··· Data for this task ···

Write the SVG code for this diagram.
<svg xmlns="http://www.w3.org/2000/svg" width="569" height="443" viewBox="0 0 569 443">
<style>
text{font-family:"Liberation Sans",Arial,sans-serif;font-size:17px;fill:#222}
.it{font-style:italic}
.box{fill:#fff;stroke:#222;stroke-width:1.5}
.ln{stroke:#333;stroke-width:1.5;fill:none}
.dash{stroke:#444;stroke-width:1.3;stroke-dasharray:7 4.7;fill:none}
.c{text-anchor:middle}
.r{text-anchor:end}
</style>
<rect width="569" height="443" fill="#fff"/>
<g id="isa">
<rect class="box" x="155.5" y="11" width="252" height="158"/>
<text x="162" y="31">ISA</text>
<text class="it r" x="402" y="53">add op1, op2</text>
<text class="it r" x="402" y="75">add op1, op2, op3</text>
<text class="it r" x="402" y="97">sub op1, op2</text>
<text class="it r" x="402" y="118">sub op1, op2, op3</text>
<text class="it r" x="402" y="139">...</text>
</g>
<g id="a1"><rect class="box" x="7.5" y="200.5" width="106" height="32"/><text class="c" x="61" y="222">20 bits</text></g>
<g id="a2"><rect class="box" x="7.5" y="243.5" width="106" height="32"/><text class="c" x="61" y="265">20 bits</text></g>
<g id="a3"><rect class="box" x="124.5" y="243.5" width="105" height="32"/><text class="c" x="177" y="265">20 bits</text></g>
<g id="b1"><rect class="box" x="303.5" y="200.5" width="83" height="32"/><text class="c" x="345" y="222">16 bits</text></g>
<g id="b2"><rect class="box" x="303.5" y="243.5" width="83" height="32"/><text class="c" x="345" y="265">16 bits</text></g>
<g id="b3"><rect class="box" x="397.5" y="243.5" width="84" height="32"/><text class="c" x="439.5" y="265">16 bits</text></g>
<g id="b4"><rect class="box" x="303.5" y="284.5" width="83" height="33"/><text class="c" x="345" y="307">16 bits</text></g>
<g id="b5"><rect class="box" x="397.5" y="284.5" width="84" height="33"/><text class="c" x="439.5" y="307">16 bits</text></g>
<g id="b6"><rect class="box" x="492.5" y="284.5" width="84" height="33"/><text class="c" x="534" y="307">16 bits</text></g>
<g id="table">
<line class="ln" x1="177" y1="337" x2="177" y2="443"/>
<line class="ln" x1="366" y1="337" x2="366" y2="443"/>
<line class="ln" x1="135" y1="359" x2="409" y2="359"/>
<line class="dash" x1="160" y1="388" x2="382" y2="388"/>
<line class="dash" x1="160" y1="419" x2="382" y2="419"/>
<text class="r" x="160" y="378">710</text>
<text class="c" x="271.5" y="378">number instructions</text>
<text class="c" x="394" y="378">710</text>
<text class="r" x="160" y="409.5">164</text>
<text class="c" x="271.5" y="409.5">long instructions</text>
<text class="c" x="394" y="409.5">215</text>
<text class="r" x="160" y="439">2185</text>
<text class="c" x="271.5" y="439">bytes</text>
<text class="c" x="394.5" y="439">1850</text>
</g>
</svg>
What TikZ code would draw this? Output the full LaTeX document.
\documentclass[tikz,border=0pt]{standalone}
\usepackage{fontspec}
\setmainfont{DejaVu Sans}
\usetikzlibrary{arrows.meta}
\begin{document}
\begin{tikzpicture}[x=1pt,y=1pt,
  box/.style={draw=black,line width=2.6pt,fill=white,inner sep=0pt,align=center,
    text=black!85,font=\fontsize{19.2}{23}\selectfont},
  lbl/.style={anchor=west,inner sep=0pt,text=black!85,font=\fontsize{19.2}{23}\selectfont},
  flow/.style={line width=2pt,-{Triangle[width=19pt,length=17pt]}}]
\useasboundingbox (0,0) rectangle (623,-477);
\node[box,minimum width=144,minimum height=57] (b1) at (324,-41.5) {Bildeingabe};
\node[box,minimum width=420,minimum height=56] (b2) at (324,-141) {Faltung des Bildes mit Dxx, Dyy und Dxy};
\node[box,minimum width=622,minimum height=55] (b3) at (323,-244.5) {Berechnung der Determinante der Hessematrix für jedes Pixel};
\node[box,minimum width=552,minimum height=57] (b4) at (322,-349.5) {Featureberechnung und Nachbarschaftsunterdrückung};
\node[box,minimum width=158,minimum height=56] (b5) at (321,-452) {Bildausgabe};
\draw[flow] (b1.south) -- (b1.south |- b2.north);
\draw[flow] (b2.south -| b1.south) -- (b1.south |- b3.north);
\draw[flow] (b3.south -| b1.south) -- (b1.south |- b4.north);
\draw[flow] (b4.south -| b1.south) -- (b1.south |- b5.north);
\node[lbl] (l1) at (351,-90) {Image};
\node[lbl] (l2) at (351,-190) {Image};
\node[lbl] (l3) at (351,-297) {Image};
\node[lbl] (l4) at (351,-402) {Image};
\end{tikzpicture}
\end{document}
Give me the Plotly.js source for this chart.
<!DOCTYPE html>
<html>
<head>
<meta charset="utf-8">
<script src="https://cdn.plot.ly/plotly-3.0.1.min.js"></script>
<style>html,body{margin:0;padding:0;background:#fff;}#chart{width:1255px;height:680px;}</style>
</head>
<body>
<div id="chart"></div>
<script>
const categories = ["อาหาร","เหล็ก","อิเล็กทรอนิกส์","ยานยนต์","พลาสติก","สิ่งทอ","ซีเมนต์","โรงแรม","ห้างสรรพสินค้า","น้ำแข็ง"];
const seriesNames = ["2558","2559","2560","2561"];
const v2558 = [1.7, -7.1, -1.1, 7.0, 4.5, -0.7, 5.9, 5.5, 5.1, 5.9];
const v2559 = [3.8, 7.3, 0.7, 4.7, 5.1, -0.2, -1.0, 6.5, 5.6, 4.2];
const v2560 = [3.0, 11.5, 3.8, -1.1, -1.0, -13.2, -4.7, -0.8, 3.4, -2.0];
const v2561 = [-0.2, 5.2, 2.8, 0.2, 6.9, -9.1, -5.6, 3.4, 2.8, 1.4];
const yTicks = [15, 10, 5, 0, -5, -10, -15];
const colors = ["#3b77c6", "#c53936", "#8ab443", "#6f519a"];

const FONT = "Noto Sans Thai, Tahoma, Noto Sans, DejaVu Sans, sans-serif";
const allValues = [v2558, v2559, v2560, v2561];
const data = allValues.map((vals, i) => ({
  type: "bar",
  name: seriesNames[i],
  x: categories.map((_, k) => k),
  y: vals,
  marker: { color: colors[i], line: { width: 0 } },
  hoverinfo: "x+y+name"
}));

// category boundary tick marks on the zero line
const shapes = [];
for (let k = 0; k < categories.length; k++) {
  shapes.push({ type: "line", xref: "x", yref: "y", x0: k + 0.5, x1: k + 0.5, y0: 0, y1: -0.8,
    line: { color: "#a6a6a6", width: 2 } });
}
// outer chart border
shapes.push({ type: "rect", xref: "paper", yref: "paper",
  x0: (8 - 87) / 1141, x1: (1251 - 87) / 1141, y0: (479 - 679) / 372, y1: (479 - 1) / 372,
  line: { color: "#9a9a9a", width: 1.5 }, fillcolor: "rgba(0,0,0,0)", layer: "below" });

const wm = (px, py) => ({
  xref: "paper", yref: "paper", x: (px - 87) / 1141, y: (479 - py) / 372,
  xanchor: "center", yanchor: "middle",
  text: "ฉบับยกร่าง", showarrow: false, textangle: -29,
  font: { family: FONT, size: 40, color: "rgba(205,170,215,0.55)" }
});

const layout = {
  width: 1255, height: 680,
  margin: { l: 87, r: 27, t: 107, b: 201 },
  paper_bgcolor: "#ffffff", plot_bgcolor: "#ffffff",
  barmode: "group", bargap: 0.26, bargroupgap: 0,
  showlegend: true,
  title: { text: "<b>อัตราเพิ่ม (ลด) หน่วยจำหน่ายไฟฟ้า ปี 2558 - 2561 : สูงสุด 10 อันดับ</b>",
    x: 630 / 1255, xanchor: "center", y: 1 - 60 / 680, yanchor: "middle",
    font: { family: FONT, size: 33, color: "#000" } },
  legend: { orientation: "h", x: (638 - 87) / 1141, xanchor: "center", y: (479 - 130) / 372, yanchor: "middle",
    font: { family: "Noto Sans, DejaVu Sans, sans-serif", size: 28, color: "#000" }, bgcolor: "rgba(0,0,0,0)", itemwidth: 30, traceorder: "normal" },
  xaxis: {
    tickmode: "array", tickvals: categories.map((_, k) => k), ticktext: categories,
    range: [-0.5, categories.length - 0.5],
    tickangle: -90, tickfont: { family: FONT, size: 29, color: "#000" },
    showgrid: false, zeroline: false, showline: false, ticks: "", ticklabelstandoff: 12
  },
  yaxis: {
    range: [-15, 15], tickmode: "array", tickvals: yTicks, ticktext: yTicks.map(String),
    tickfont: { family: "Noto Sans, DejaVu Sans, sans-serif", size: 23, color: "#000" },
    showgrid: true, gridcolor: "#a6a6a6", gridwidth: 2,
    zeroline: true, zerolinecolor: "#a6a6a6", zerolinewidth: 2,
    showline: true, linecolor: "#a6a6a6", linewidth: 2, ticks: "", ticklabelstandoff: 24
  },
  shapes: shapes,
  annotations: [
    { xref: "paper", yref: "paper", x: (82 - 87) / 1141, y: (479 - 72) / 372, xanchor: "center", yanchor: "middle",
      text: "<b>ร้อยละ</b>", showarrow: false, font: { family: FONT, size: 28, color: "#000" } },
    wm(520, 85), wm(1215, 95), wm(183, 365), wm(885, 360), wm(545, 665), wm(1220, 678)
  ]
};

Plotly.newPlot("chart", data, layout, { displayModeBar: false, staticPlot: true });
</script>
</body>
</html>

···

● Stated problem: Filter the listing above by the word "chart"; copy each line that passes.

● In response:
Give me the Plotly.js source for this chart.
<style>html,body{margin:0;padding:0;background:#fff;}#chart{width:1255px;height:680px;}</style>
<div id="chart"></div>
// outer chart border
Plotly.newPlot("chart", data, layout, { displayModeBar: false, staticPlot: true });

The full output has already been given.